Justices appeared poised to do that, but with Padilla's appeal pending the government abruptly changed its strategy. Prosecutors brought criminal charges in Florida last fall, and now Padilla has what his lawyers sought all along, traditional legal rights as part of the federal court system.

Padilla, 35, had his first court appearance in January.

The Supreme Court's refusal to take his case was not a surprise. What was surprising was the unusual alliance of recent Bush nominee Roberts, moderate Justice Anthony M. Kennedy, and senior liberal Justice John Paul Stevens.

''In light of the previous changes in his custody status and the fact that nearly four years have passed since he first was detained, Padilla, it must be acknowledged, has a continuing concern that his status might be altered again," Kennedy wrote for the three. ''That concern, however, can be addressed if the necessity arises."
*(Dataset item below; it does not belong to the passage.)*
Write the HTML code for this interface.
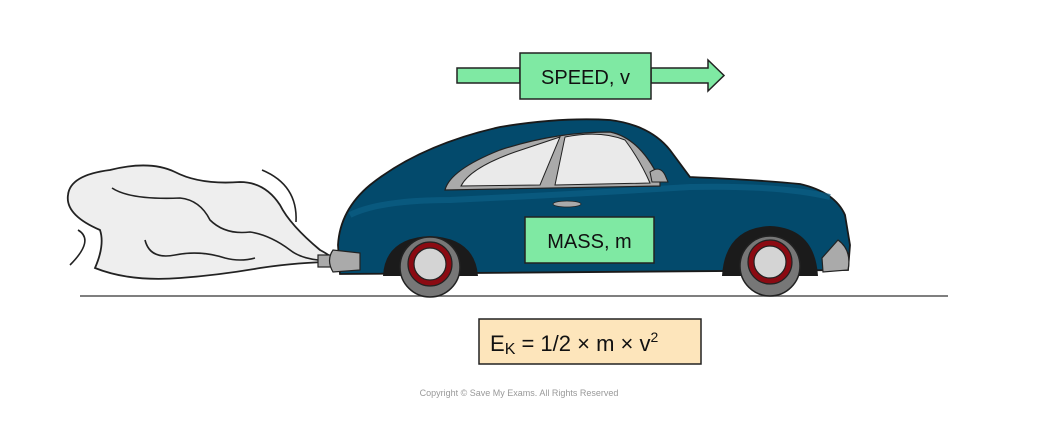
<!DOCTYPE html>
<html><head><meta charset="utf-8"><style>
html,body{margin:0;padding:0;background:#fff;}
svg{display:block}
text{font-family:"Liberation Sans",sans-serif;}
</style></head><body>
<svg width="1039" height="430" viewBox="0 0 1039 430" xmlns="http://www.w3.org/2000/svg">
<rect width="1039" height="430" fill="#fff"/>
<!-- smoke -->
<path d="M68,195 Q70,175 110,170 Q150,160 175,172 Q200,185 240,182 Q265,182 280,205 Q290,225 320,250 Q335,258 335,262 Q300,262 260,268 Q220,275 180,278 Q130,282 95,268 Q105,245 100,230 Q65,215 68,195 Z" fill="#eeeeee" stroke="#222" stroke-width="1.8"/>
<path d="M112,188 Q130,200 180,198 Q200,200 210,220 Q225,235 250,232 Q270,235 290,250 Q300,258 318,260" fill="none" stroke="#222" stroke-width="1.6"/>
<path d="M145,240 Q150,260 175,255 Q200,250 225,258 Q240,262 255,258" fill="none" stroke="#222" stroke-width="1.6"/>
<path d="M262,170 Q298,185 296,222" fill="none" stroke="#222" stroke-width="1.6"/>
<path d="M78,230 Q95,240 70,265" fill="none" stroke="#222" stroke-width="1.6"/>
<!-- exhaust -->
<rect x="318" y="255" width="30" height="12" fill="#aaa" stroke="#222" stroke-width="1.2"/>
<!-- ground -->
<line x1="80" y1="296" x2="948" y2="296" stroke="#555" stroke-width="1.5"/>
<!-- car body -->
<path d="M340,274 L338,245 Q340,210 370,185 Q420,145 500,127 Q560,117 610,120 Q650,125 670,150 L690,177 Q760,180 800,184 Q835,192 845,215 L850,245 L848,270 L340,274 Z" fill="#034a6c" stroke="#1a1a1a" stroke-width="1.8"/>
<path d="M350,215 Q380,200 450,200 Q560,195 690,187 Q780,185 830,197" fill="none" stroke="#0d5f86" stroke-width="6" opacity="0.7"/>
<!-- wheel arches -->
<path d="M383,276 Q385,238 430,236 Q475,238 478,276 Z" fill="#1b1b1b"/>
<path d="M722,276 Q725,228 770,226 Q815,228 818,276 Z" fill="#1b1b1b"/>
<!-- wheels -->
<circle cx="430" cy="267" r="30" fill="#777" stroke="#222" stroke-width="1.5"/>
<circle cx="430" cy="264" r="22" fill="#8b0a12" stroke="#222" stroke-width="1.2"/>
<circle cx="430" cy="264" r="16" fill="#d4d4d4" stroke="#222" stroke-width="1.2"/>
<circle cx="770" cy="266" r="30" fill="#777" stroke="#222" stroke-width="1.5"/>
<circle cx="770" cy="262" r="22" fill="#8b0a12" stroke="#222" stroke-width="1.2"/>
<circle cx="770" cy="262" r="16" fill="#d4d4d4" stroke="#222" stroke-width="1.2"/>
<!-- bumpers -->
<path d="M333,250 Q326,260 333,272 L360,270 L360,253 Z" fill="#aaa" stroke="#222" stroke-width="1.2"/>
<path d="M838,240 Q852,250 848,270 L823,272 L822,258 Z" fill="#aaa" stroke="#222" stroke-width="1.2"/>
<!-- windows -->
<path d="M445,190 Q450,170 500,150 Q555,132 610,132 Q640,138 660,180 L660,186 Z" fill="#aaa" stroke="#222" stroke-width="1.2"/>
<path d="M461,186 Q470,168 515,152 Q545,142 560,137 L540,185 Z" fill="#eaeaea" stroke="#222" stroke-width="1"/>
<path d="M565,137 Q600,130 625,140 Q640,160 650,183 L555,185 Z" fill="#eaeaea" stroke="#222" stroke-width="1"/>
<path d="M650,172 Q660,165 665,175 L668,182 L652,182 Z" fill="#aaa" stroke="#222" stroke-width="1"/>
<ellipse cx="567" cy="204" rx="14" ry="3" fill="#aaa" stroke="#222" stroke-width="0.8"/>
<!-- mass box -->
<rect x="525" y="217" width="129" height="46" fill="#7fe9a3" stroke="#222" stroke-width="1.5"/>
<text x="589.5" y="248" font-size="20" text-anchor="middle" fill="#111">MASS, m</text>
<!-- speed arrow -->
<rect x="457" y="68" width="63" height="15" fill="#7fe9a3" stroke="#222" stroke-width="1.5"/>
<path d="M651,68 L708,68 L708,60 L724,75.5 L708,91 L708,83 L651,83 Z" fill="#7fe9a3" stroke="#222" stroke-width="1.5"/>
<rect x="520" y="53" width="131" height="46" fill="#7fe9a3" stroke="#222" stroke-width="1.5"/>
<text x="585.5" y="84" font-size="20" text-anchor="middle" fill="#111">SPEED, v</text>
<!-- formula -->
<rect x="479" y="319" width="222" height="45" fill="#fde5bb" stroke="#222" stroke-width="1.5"/>
<text x="490" y="351" font-size="22" fill="#111">E<tspan font-size="16" dy="3">K</tspan><tspan dy="-3"> = 1/2 × m × v</tspan><tspan font-size="14" dy="-9">2</tspan></text>
<text x="519" y="396" font-size="9" text-anchor="middle" fill="#999">Copyright © Save My Exams. All Rights Reserved</text>
</svg>
</body></html>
Deborah Pearlstein, director of law and national security at Human Rights First, said: ''This is a warning shot for the administration. It would be hard for the administration not to see it that way."

Pearlstein said the court may have given away the outcome of a second case arising from its strategy in the war on terror. Justices heard arguments last week in an appeal by a foreign terrorist suspect facing a military commission on war crimes charges at Guantanamo Bay, Cuba. Justices seemed skeptical of the government's arguments.
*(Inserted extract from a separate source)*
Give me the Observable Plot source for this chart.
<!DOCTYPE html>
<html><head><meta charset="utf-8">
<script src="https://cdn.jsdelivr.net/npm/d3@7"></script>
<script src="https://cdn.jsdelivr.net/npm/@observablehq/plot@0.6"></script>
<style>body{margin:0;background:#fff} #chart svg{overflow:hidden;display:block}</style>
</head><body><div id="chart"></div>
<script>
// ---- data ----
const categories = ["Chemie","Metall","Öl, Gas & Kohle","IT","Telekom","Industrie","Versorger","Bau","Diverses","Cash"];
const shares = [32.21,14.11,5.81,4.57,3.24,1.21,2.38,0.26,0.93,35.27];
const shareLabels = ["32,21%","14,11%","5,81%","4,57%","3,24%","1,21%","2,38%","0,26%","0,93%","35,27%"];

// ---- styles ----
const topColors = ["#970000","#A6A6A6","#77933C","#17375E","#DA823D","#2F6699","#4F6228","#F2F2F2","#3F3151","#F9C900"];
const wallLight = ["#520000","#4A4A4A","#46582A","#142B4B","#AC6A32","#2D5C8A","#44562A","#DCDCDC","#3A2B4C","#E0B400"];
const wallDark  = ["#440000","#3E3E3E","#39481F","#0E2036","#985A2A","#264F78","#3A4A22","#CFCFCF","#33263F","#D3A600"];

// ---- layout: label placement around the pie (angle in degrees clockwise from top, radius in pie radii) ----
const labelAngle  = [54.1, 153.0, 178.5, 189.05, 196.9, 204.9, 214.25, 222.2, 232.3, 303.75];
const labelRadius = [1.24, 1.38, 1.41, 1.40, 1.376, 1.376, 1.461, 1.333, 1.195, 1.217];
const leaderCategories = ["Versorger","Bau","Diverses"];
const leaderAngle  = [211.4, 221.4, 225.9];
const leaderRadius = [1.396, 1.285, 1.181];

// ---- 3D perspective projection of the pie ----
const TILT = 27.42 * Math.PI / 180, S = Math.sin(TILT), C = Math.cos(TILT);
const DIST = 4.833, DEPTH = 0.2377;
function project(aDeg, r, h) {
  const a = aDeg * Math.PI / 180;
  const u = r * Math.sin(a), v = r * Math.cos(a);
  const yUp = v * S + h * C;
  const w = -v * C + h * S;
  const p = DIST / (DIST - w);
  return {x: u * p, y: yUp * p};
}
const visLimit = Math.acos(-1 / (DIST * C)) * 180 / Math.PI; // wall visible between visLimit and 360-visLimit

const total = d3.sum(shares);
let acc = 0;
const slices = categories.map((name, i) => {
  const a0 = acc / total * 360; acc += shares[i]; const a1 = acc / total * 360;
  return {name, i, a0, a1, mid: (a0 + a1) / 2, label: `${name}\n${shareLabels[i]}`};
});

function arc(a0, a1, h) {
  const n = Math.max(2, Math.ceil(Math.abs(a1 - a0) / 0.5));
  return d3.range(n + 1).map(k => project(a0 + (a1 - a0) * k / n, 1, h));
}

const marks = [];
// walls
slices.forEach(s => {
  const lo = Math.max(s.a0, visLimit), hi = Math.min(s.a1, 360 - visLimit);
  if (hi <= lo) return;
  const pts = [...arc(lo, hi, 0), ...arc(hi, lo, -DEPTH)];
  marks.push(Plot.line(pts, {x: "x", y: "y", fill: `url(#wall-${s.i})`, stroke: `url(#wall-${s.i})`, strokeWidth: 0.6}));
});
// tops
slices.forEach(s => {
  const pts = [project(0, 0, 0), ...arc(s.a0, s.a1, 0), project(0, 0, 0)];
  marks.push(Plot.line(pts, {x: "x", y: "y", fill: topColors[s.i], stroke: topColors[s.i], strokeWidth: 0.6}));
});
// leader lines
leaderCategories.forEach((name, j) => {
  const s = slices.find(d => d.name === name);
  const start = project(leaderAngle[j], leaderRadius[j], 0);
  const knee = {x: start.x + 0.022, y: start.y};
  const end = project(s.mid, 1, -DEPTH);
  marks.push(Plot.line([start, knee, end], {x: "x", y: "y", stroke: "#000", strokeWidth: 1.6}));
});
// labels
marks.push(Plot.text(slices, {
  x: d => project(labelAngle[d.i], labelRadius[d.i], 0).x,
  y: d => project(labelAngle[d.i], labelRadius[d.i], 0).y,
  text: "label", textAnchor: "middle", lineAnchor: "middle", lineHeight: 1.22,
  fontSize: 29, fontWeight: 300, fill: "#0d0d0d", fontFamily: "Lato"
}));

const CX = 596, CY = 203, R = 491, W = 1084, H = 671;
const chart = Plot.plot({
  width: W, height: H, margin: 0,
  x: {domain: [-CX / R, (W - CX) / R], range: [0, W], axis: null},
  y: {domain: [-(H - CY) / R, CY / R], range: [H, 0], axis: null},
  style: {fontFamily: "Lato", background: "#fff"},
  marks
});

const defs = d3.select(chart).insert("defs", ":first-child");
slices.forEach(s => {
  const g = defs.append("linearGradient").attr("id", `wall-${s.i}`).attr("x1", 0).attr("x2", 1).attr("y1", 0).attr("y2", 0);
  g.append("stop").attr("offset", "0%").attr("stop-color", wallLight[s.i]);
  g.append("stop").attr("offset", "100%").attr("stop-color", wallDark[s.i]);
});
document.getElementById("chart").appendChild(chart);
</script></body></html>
The Justice Department said it was pleased by the outcome.

''Fighting the war on terrorism requires the use of numerous tools and tactics which have been viewed as lawful by the courts, and we are pleased that Mr. Padilla's case will be pursued through the criminal justice system," Justice spokesman Brian Roehrkasse said.

Padilla was arrested in 2002 after a trip to Pakistan and Afghanistan. The government alleged that he had returned to detonate a radiological ''dirty bomb" in the United States.

The criminal charges do not match that claim. He is accused of being part of a terror support cell that provided recruits, money, and supplies to Islamic extremists worldwide. He has pleaded not guilty and is scheduled to be tried in September.

Three justices said yesterday that the court should have agreed to take up the case over the detention: Justices David H. Souter, Ruth Bader Ginsburg, and Stephen Breyer.

''This case, here for the second time, raises a question 'of profound importance to the nation,' " Ginsburg wrote. ''Nothing the government has yet done purports to retract the assertion of executive power Padilla protests."

Justices first considered Padilla's detention in 2004, but they ruled 5-4 that his case was filed in the wrong court.

Andrew Patel of New York, one of Padilla's lawyers, said: ''I think there is a message here, saying if the government tries to do this again it's not going to take another four years for them [justices] to straighten it out."